▸ What you should do
Wherever the word "page" appears in a line, extract that line.

##### Records for this exercise #####

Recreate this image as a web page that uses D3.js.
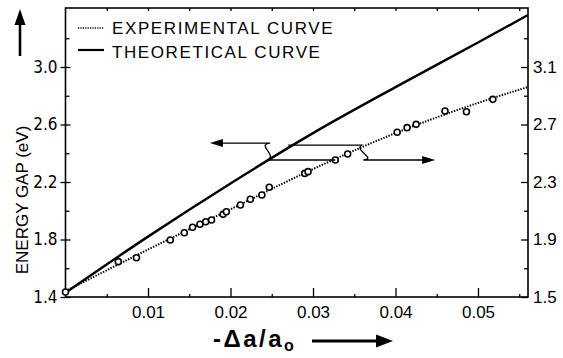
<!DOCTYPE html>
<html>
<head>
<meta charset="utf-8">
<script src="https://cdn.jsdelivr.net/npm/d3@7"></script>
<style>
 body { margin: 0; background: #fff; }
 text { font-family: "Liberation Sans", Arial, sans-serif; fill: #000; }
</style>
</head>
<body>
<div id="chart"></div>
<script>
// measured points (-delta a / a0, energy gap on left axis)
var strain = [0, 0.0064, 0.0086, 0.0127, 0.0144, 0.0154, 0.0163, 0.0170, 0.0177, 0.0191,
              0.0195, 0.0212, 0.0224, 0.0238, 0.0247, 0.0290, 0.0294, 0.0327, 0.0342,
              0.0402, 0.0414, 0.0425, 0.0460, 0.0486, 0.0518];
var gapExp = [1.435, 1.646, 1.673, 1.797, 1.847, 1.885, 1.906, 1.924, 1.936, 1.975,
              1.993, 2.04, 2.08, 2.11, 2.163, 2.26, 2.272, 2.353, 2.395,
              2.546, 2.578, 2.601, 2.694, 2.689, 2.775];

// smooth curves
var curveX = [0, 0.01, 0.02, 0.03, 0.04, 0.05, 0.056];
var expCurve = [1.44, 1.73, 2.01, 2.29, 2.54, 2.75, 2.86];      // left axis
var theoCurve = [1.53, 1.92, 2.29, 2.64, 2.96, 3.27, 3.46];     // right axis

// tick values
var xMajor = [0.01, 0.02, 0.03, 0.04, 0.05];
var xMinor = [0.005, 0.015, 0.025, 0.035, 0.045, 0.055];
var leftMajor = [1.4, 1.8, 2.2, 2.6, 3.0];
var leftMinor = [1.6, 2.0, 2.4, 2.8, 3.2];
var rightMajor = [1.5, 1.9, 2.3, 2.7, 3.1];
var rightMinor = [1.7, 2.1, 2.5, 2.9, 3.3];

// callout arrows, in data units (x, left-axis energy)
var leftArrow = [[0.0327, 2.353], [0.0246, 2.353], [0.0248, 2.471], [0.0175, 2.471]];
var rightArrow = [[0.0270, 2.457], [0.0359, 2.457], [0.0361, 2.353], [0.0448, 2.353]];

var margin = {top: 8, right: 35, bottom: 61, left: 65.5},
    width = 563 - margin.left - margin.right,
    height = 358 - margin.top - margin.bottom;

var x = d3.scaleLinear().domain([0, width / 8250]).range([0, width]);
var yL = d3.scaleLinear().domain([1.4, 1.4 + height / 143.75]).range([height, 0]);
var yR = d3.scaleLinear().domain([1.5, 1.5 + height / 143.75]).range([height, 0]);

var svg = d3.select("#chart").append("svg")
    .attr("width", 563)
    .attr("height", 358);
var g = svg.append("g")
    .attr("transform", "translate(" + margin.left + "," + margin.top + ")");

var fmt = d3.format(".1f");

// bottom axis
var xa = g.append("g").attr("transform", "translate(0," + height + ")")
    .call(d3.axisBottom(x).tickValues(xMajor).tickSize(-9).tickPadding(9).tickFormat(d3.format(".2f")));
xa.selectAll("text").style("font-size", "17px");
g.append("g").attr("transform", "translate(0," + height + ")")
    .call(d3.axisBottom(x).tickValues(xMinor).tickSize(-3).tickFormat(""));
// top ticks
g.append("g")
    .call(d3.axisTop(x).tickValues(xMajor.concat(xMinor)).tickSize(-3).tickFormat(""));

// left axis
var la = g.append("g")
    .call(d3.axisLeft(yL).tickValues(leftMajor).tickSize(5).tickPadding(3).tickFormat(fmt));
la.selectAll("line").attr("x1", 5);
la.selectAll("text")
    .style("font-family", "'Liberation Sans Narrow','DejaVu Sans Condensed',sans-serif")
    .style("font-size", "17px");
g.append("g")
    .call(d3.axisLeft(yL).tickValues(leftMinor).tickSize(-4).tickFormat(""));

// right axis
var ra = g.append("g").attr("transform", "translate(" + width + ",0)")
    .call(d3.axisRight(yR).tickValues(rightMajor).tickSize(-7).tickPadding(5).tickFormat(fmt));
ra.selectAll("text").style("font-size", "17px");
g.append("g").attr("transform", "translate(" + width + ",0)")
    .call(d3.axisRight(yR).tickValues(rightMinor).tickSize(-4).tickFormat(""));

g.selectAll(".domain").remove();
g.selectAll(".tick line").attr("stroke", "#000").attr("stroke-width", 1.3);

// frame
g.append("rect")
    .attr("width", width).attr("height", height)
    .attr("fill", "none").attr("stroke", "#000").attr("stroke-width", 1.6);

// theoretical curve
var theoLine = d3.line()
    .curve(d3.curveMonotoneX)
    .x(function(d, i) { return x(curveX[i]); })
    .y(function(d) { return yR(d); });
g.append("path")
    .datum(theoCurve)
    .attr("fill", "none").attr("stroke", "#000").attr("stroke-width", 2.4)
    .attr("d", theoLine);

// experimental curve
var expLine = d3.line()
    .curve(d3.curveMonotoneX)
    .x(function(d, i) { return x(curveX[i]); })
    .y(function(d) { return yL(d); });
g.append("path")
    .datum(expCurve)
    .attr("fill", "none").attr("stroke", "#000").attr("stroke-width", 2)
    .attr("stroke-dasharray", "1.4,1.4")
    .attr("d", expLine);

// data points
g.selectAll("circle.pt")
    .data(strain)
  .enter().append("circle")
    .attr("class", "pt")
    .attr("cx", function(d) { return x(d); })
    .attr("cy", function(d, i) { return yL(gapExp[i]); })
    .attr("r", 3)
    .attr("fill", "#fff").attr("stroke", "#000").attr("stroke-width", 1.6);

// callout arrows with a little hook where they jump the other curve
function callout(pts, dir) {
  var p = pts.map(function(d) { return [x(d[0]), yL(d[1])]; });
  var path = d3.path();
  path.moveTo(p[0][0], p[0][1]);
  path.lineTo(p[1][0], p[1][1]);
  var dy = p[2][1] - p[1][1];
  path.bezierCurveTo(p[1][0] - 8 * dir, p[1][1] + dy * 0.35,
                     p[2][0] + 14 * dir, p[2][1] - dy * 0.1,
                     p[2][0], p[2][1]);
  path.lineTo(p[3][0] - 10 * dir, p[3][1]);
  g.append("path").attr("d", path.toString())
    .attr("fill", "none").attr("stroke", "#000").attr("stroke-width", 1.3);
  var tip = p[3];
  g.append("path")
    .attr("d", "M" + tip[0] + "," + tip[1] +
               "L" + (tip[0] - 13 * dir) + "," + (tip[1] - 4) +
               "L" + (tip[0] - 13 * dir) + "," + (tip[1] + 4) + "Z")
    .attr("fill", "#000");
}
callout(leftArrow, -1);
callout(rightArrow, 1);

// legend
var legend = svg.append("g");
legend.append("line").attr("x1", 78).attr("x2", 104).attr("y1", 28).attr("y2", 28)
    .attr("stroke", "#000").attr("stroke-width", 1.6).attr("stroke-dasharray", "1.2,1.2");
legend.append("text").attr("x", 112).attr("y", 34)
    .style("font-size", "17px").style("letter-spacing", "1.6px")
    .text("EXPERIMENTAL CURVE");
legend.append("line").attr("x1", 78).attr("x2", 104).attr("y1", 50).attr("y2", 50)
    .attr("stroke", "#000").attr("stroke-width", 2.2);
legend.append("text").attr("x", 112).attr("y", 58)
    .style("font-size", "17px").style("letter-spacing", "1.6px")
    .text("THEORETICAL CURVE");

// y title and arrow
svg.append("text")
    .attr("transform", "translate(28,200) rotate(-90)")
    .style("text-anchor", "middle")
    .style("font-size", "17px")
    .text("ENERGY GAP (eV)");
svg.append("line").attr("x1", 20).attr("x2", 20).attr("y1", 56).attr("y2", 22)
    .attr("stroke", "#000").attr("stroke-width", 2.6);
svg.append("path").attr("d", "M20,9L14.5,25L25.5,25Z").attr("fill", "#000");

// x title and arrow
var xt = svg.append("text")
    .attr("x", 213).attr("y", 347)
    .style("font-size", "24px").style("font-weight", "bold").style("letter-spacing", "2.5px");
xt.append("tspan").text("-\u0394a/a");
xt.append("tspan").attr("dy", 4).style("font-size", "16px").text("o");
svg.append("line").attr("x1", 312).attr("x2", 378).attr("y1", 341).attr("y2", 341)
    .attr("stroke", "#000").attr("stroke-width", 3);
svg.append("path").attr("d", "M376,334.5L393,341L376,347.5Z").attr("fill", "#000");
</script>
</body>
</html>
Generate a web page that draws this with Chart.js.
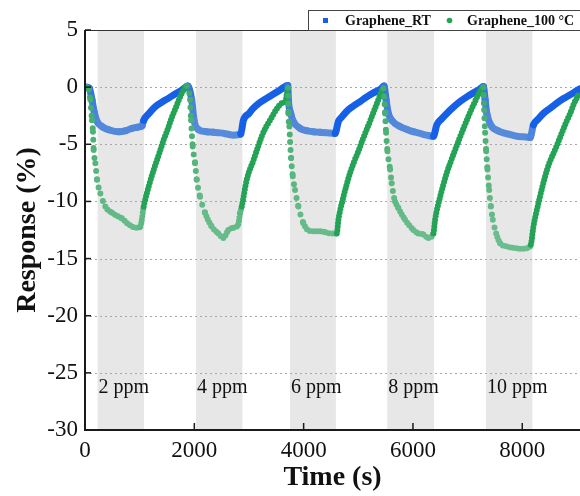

#####

▸ Answer to this exercise
Recreate this image as a web page that uses D3.js.
Generate a web page that draws this with Chart.js.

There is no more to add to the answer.